[start of Information supplied]
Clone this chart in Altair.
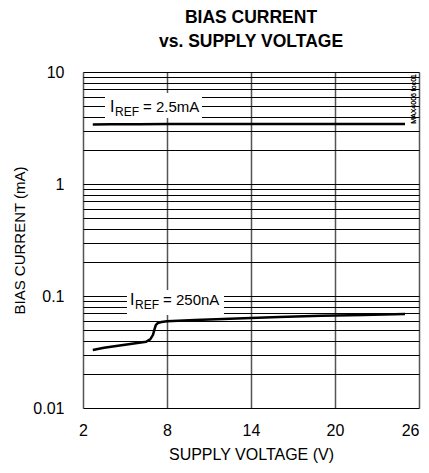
import altair as alt
import pandas as pd

FONT = "Liberation Sans, Arial, sans-serif"

# ---- data ----
x_ticks = [2, 8, 14, 20, 26]
y_grid = [0.01, 0.02, 0.03, 0.04, 0.05, 0.06, 0.07, 0.08, 0.09,
          0.1, 0.2, 0.3, 0.4, 0.5, 0.6, 0.7, 0.8, 0.9,
          1, 2, 3, 4, 5, 6, 7, 8, 9, 10]
y_labels = ["0.01", "0.1", "1", "10"]

hi_v = [2.7, 4, 6, 8, 11, 14, 17, 20, 23, 25]
hi_i = [3.40, 3.42, 3.42, 3.43, 3.43, 3.43, 3.43, 3.43, 3.43, 3.43]

lo_v = [2.7, 3.5, 4.5, 5.5, 6.5, 6.8, 7.0, 7.1, 7.2, 7.35, 7.6, 8, 10, 13, 16, 19, 22, 25]
lo_i = [0.033, 0.0345, 0.036, 0.0375, 0.039, 0.041, 0.045, 0.050, 0.055, 0.0575,
        0.0585, 0.0595, 0.061, 0.063, 0.065, 0.0665, 0.0678, 0.069]

# label boxes (x from, x to, y from, y to) and label anchor
box_x = [3.57, 5.14]
box_x2 = [10.5, 12.07]
box_y = [3.88, 0.0676]
box_y2 = [6.5, 0.113]
lab_x = [3.93, 5.36]
lab_y = [4.87, 0.092]
lab_val = ["= 2.5mA", "= 250nA"]

curves = pd.DataFrame({
    "v": hi_v + lo_v,
    "i": hi_i + lo_i,
    "s": ["hi"] * len(hi_v) + ["lo"] * len(lo_v),
})
boxes = pd.DataFrame({"x": box_x, "x2": box_x2, "y": box_y, "y2": box_y2})
labels = pd.DataFrame({"x": lab_x, "y": lab_y, "val": lab_val})

xs = alt.Scale(domain=[2, 26], nice=False)
ys = alt.Scale(type="log", domain=[0.01, 10], nice=False)

label_expr = ("indexof(" + str(y_labels).replace('"', "'") +
              ", format(datum.value, '')) >= 0 ? format(datum.value, '') : ''")

x_axis = alt.Axis(values=x_ticks, grid=True, gridColor="#555555", gridWidth=1.5,
                  ticks=False, domain=False, labelFontSize=16, labelFont=FONT,
                  labelColor="black", labelPadding=14, title="SUPPLY VOLTAGE (V)",
                  titleFont=FONT, titleFontSize=16, titleFontWeight="normal",
                  titleColor="black", titlePadding=8, labelFlush=False,
                  labelAlign={"condition": {"test": "datum.value == 26", "value": "right"},
                              "value": "center"})
y_axis = alt.Axis(values=y_grid, grid=True, gridColor="black", gridWidth=1,
                  ticks=False, domain=False, labelFontSize=16, labelFont=FONT,
                  labelColor="black", labelPadding=19, labelExpr=label_expr,
                  title="BIAS CURRENT (mA)", titleFont=FONT, titleFontSize=15,
                  titleFontWeight="normal", titleColor="black", titlePadding=5,
                  labelFlush=False, labelOverlap=False)

base = alt.Chart(curves)

lines = base.mark_line(color="black", strokeWidth=2.5).encode(
    x=alt.X("v:Q", scale=xs, axis=x_axis),
    y=alt.Y("i:Q", scale=ys, axis=y_axis),
    detail="s:N",
)

rects = alt.Chart(boxes).mark_rect(color="white").encode(
    x=alt.X("x:Q", scale=xs), x2="x2:Q",
    y=alt.Y("y:Q", scale=ys), y2="y2:Q",
)

t_i = alt.Chart(labels).mark_text(text="I", font=FONT, fontSize=16, align="left",
                                  baseline="middle", color="black").encode(
    x=alt.X("x:Q", scale=xs), y=alt.Y("y:Q", scale=ys))
t_ref = alt.Chart(labels).mark_text(text="REF", font=FONT, fontSize=12, align="left",
                                    baseline="middle", color="black", dx=5, dy=5).encode(
    x=alt.X("x:Q", scale=xs), y=alt.Y("y:Q", scale=ys))
t_val = alt.Chart(labels).mark_text(font=FONT, fontSize=15, align="left",
                                    baseline="middle", color="black", dx=33).encode(
    x=alt.X("x:Q", scale=xs), y=alt.Y("y:Q", scale=ys), text="val:N")

code = alt.Chart(labels).mark_text(text="MAX4006 toc01", font=FONT, fontSize=7,
                                   angle=270, align="right", baseline="middle",
                                   color="black").encode(
    x=alt.value(331), y=alt.value(2))

chart = alt.layer(rects, lines, t_i, t_ref, t_val, code).properties(
    width=336, height=336,
    title=alt.TitleParams(["BIAS CURRENT", "vs. SUPPLY VOLTAGE"], font=FONT,
                          fontSize=17.5, fontWeight="bold", color="black",
                          anchor="middle", offset=14, lineHeight=24),
    autosize=alt.AutoSizeParams(type="none"),
    padding={"left": 75, "top": 64, "right": 2, "bottom": 57},
).configure_view(stroke="black", strokeWidth=2.5).configure(background="white")

chart.save("out.html", embed_options={"renderer": "svg", "actions": False})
[end of Information supplied]
● What is expected
Reproduce the whole listing exactly, but not the images in it.

● Worked answer
Clone this chart in Altair.
import altair as alt
import pandas as pd

FONT = "Liberation Sans, Arial, sans-serif"

# ---- data ----
x_ticks = [2, 8, 14, 20, 26]
y_grid = [0.01, 0.02, 0.03, 0.04, 0.05, 0.06, 0.07, 0.08, 0.09,
          0.1, 0.2, 0.3, 0.4, 0.5, 0.6, 0.7, 0.8, 0.9,
          1, 2, 3, 4, 5, 6, 7, 8, 9, 10]
y_labels = ["0.01", "0.1", "1", "10"]

hi_v = [2.7, 4, 6, 8, 11, 14, 17, 20, 23, 25]
hi_i = [3.40, 3.42, 3.42, 3.43, 3.43, 3.43, 3.43, 3.43, 3.43, 3.43]

lo_v = [2.7, 3.5, 4.5, 5.5, 6.5, 6.8, 7.0, 7.1, 7.2, 7.35, 7.6, 8, 10, 13, 16, 19, 22, 25]
lo_i = [0.033, 0.0345, 0.036, 0.0375, 0.039, 0.041, 0.045, 0.050, 0.055, 0.0575,
        0.0585, 0.0595, 0.061, 0.063, 0.065, 0.0665, 0.0678, 0.069]

# label boxes (x from, x to, y from, y to) and label anchor
box_x = [3.57, 5.14]
box_x2 = [10.5, 12.07]
box_y = [3.88, 0.0676]
box_y2 = [6.5, 0.113]
lab_x = [3.93, 5.36]
lab_y = [4.87, 0.092]
lab_val = ["= 2.5mA", "= 250nA"]

curves = pd.DataFrame({
    "v": hi_v + lo_v,
    "i": hi_i + lo_i,
    "s": ["hi"] * len(hi_v) + ["lo"] * len(lo_v),
})
boxes = pd.DataFrame({"x": box_x, "x2": box_x2, "y": box_y, "y2": box_y2})
labels = pd.DataFrame({"x": lab_x, "y": lab_y, "val": lab_val})

xs = alt.Scale(domain=[2, 26], nice=False)
ys = alt.Scale(type="log", domain=[0.01, 10], nice=False)

label_expr = ("indexof(" + str(y_labels).replace('"', "'") +
              ", format(datum.value, '')) >= 0 ? format(datum.value, '') : ''")

x_axis = alt.Axis(values=x_ticks, grid=True, gridColor="#555555", gridWidth=1.5,
                  ticks=False, domain=False, labelFontSize=16, labelFont=FONT,
                  labelColor="black", labelPadding=14, title="SUPPLY VOLTAGE (V)",
                  titleFont=FONT, titleFontSize=16, titleFontWeight="normal",
                  titleColor="black", titlePadding=8, labelFlush=False,
                  labelAlign={"condition": {"test": "datum.value == 26", "value": "right"},
                              "value": "center"})
y_axis = alt.Axis(values=y_grid, grid=True, gridColor="black", gridWidth=1,
                  ticks=False, domain=False, labelFontSize=16, labelFont=FONT,
                  labelColor="black", labelPadding=19, labelExpr=label_expr,
                  title="BIAS CURRENT (mA)", titleFont=FONT, titleFontSize=15,
                  titleFontWeight="normal", titleColor="black", titlePadding=5,
                  labelFlush=False, labelOverlap=False)

base = alt.Chart(curves)

lines = base.mark_line(color="black", strokeWidth=2.5).encode(
    x=alt.X("v:Q", scale=xs, axis=x_axis),
    y=alt.Y("i:Q", scale=ys, axis=y_axis),
    detail="s:N",
)

rects = alt.Chart(boxes).mark_rect(color="white").encode(
    x=alt.X("x:Q", scale=xs), x2="x2:Q",
    y=alt.Y("y:Q", scale=ys), y2="y2:Q",
)

t_i = alt.Chart(labels).mark_text(text="I", font=FONT, fontSize=16, align="left",
                                  baseline="middle", color="black").encode(
    x=alt.X("x:Q", scale=xs), y=alt.Y("y:Q", scale=ys))
t_ref = alt.Chart(labels).mark_text(text="REF", font=FONT, fontSize=12, align="left",
                                    baseline="middle", color="black", dx=5, dy=5).encode(
    x=alt.X("x:Q", scale=xs), y=alt.Y("y:Q", scale=ys))
t_val = alt.Chart(labels).mark_text(font=FONT, fontSize=15, align="left",
                                    baseline="middle", color="black", dx=33).encode(
    x=alt.X("x:Q", scale=xs), y=alt.Y("y:Q", scale=ys), text="val:N")

code = alt.Chart(labels).mark_text(text="MAX4006 toc01", font=FONT, fontSize=7,
                                   angle=270, align="right", baseline="middle",
                                   color="black").encode(
    x=alt.value(331), y=alt.value(2))

chart = alt.layer(rects, lines, t_i, t_ref, t_val, code).properties(
    width=336, height=336,
    title=alt.TitleParams(["BIAS CURRENT", "vs. SUPPLY VOLTAGE"], font=FONT,
                          fontSize=17.5, fontWeight="bold", color="black",
                          anchor="middle", offset=14, lineHeight=24),
    autosize=alt.AutoSizeParams(type="none"),
    padding={"left": 75, "top": 64, "right": 2, "bottom": 57},
).configure_view(stroke="black", strokeWidth=2.5).configure(background="white")

chart.save("out.html", embed_options={"renderer": "svg", "actions": False})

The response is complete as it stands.